Additionally, any actions taken by the Respondents to delay implementation of the Judiciary disproves their claims in their August 29, 2014 Motion to Lift Stay on Special Election that the election of the Judiciary had to take place as soon as possible because the November 1, 2014 implementation date was “required” of them by General Tribal Council and therefore had to be treated by the Court as some kind of immutable “deadline” [Exhibit G].
Moreover, the very existence of the Respondents’ ridiculous request for transfer which is rooted in the notion that it would somehow be appropriate to involve the Judiciary in deliberation regarding the validity of the election process of its own members and the validity of its own existence, is so inappropriate and absurd on its face that it clearly calls into question not only the Respondents’ competence and ethics, but also highlights their obvious desperation to avoid by any means conceivable the adjudication by the Appeals Commission of the serious matters involved. In sum, the Respondents don’t know how or simply don’t want to have to treat people fairly.

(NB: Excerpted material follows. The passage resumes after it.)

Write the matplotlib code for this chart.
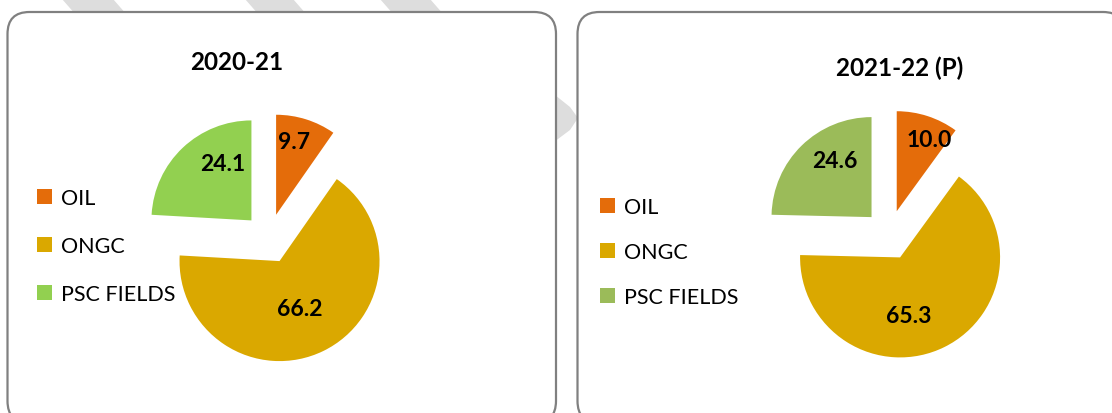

Therefore, Appellants hereby strongly object to the Respondents’ request to transfer this case to the Oneida Judiciary which would create an unnecessary and avoidable delay due to the actions of the Respondents’ resulting in the Judiciary not scheduling cases until January 5, 2015 at the earliest, and would create unnecessary conflicts of interest by involving members of the Judiciary in questions regarding the specific election that resulted in them being Judges.
Instead, Appellants ask that this case stay where it is within the process of the Oneida Appeals Commission for timely adjudication which will hopefully be free of the demonstrated bias of the Chief Judges of the Judiciary, as well as free of the inherent conflict of interest and unnecessary delay of a decision that would undeniably and unjustly result if the Judiciary were to be appointed with adjudication of this case.